Previous French presidents have been either old warriors like Francois Mitterrand and Jacques Chirac or impetuous newcomers like Nicolas Sarkozy and Valery Giscard d'Estaing.
But by being so unremarkable - so "normal" - Mr Hollande fulfils a new prevailing mood. In Gerard Courtois's words, this consists of "a disenchantment towards politics… and a fatalistic acceptance of the limitations of political action in the face of the economic crisis".
France's problems The big question now is whether the qualities that appear to have brought Mr Hollande into the Elysee will serve him as well once he is there. Because the problems that lie ahead are truly enormous.
He will govern a country at a turning-point in its history. As the historian and economist Nicolas Baverez says: "By 2025, we will know if France still ranks as a leading nation in the world."
Decisions will have to be taken about what parts of the prized social model need to be preserved; and what parts are simply unaffordable.
Today France has unemployment of more than 10%. Public spending is 56% of GDP. Public debt will hit 90% of GDP this year.
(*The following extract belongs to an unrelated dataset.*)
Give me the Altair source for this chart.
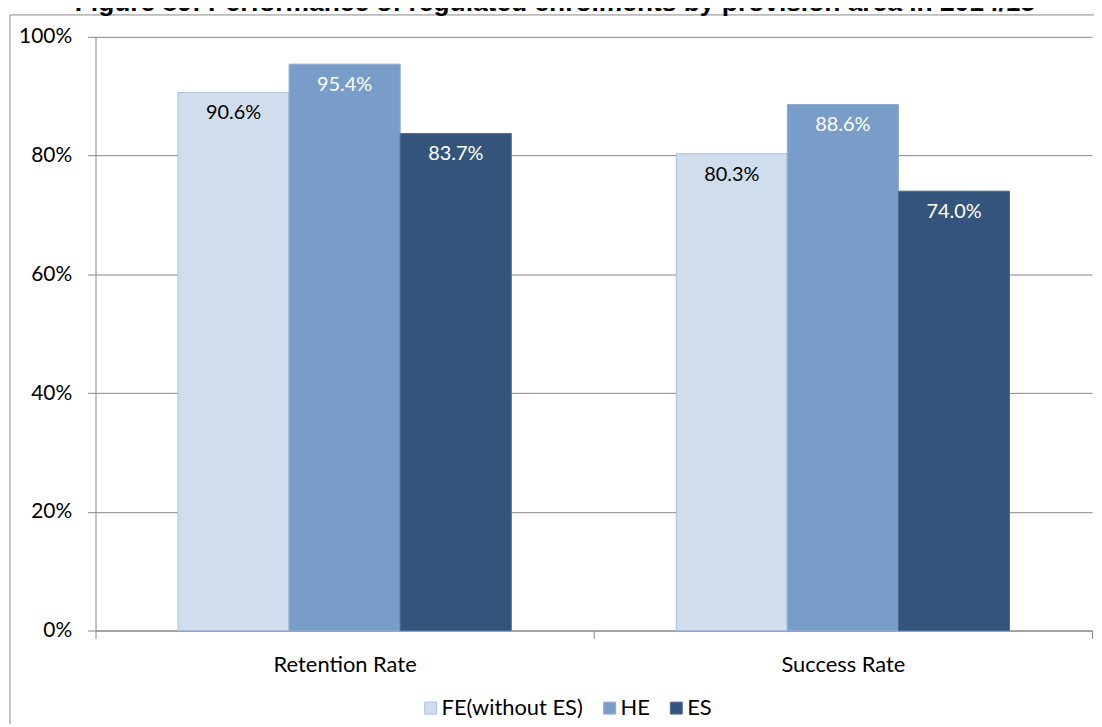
import altair as alt
import pandas as pd

# ---- data ----
categories = ["Retention Rate", "Success Rate"]
series = ["FE(without ES)", "HE", "ES"]
retention = [0.906, 0.954, 0.837]
success = [0.803, 0.886, 0.740]
y_ticks = [0, 0.2, 0.4, 0.6, 0.8, 1.0]
title_text = "Figure 89: Performance of regulated enrolments by provision area in 2014/15"

# ---- styles ----
fill_colors = ["#CFDDEC", "#779DC8", "#34547C"]
stroke_colors = ["#A7BEDC", "#8DAAD0", "#4A6A93"]
grey = "#878787"
FONT = "Lato"

rows = []
for cat, vals in zip(categories, [retention, success]):
    for s, v in zip(series, vals):
        rows.append({"category": cat, "series": s, "value": v})
df = pd.DataFrame(rows)

W, H = 1002, 597

x_enc = alt.X(
    "category:N", sort=categories, title=None,
    scale=alt.Scale(paddingInner=0, paddingOuter=0),
    axis=alt.Axis(tickBand="extent", labelAngle=0, grid=False, tickSize=8,
                  labelPadding=16, domainColor=grey, tickColor=grey,
                  labelFont=FONT, labelFontSize=22, labelColor="#000000"),
)
xoff_enc = alt.XOffset("series:N", sort=series,
                       scale=alt.Scale(paddingInner=0, paddingOuter=0.7425))
y_enc = alt.Y(
    "value:Q", title=None,
    scale=alt.Scale(domain=[0, 1], nice=False),
    axis=alt.Axis(values=y_ticks, format=".0%", grid=True, gridColor=grey,
                  domainColor=grey, tickColor=grey, tickSize=8, labelPadding=16,
                  labelFont=FONT, labelFontSize=21, labelColor="#000000"),
)

base = alt.Chart(df)

bars = base.mark_bar(strokeWidth=1).encode(
    x=x_enc,
    xOffset=xoff_enc,
    y=y_enc,
    color=alt.Color(
        "series:N", sort=series,
        scale=alt.Scale(domain=series, range=fill_colors),
        legend=alt.Legend(
            title=None, orient="none", direction="horizontal",
            legendX=326, legendY=664, symbolType="square", symbolSize=144,
            symbolStrokeColor="#A7BEDC", symbolStrokeWidth=1,
            labelFont=FONT, labelFontSize=22, labelColor="#000000",
            labelOffset=0, columnPadding=15, padding=0,
        ),
    ),
    stroke=alt.Stroke("series:N", sort=series,
                      scale=alt.Scale(domain=series, range=stroke_colors),
                      legend=None),
)

labels = base.mark_text(baseline="middle", dy=21, font=FONT, fontSize=20).encode(
    x=alt.X("category:N", sort=categories),
    xOffset=alt.XOffset("series:N", sort=series),
    y=alt.Y("value:Q"),
    text=alt.Text("value:Q", format=".1%"),
    color=alt.condition(alt.datum.series == series[0],
                        alt.value("#000000"), alt.value("#FFFFFF")),
)

border = alt.Chart(alt.Data(values=[{}])).mark_rect(
    fillOpacity=0, stroke=grey, strokeWidth=1
).encode(
    x=alt.value(-86), x2=alt.value(1400), y=alt.value(-22), y2=alt.value(900)
)

title = alt.Chart(alt.Data(values=[{"t": title_text}])).mark_text(
    font="Liberation Sans", fontWeight="bold", fontSize=26.5,
    align="center", baseline="alphabetic", color="#000000"
).encode(
    x=alt.value(462), y=alt.value(-26), text="t:N"
)

chart = (
    alt.layer(border, bars, labels, title)
    .properties(
        width=W, height=H,
        autosize=alt.AutoSizeParams(type="none"),
        padding={"left": 88, "top": 27, "right": 2, "bottom": 92},
    )
    .configure_view(stroke=None)
)

chart.save("out.html", embed_options={"renderer": "svg", "actions": False})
In 2012 the country needs to raise 180bn euros on the bond markets. Next year it needs 200bn.
As Mr Baverez says: "There is no way that France will be able to keep borrowing the same volumes at the same rates over the coming years.
"That is why there is no alternative to austerity - which will be either decided voluntarily by our national authorities, or imposed by the markets and Europe."
But if tough reforms are inevitable, the fact remains that Francois Hollande has not mentioned this once in his campaigning. Certainly he has spoken of controlling the budget deficit - bringing it to zero by 2017 is the manifesto pledge.
But the argument that this might require painful choices affecting his core constituency among the urban poor and public sector workers has been assiduously avoided.
For Sophie Pedder, Paris correspondent of The Economist magazine: "What is worrying is not so much that he won't have the room for manoeuvre to carry out his promises like the 60,000 new teachers.
"It is that he has not in any way prepared the voters for the inevitable disappointment. That is politically a high-risk strategy."
One other thing. He may have won the election, but Francois Hollande does not come in riding a wave of popular support.
Considering the fate reserved for other European leaders through the last years of crisis, Nicolas Sarkozy did remarkably well: only a few hundred thousand votes separated him from Francois Hollande in round one.
Added to which is the awkward fact that the fastest growing party in France is the National Front. The country, in other words, is not moving leftwards. If anything, it's moving to the right.
In one of his famous maxims, the great 17th Century French aphorist Francois de la Rochefoucauld said this: "Il faut de plus grandes vertus pour soutenir la bonne fortune que la mauvaise." Translated this means: "We need greater virtues to sustain good than evil fortune."
Francois Hollande's good fortune has served him well. Now is the time for those virtues.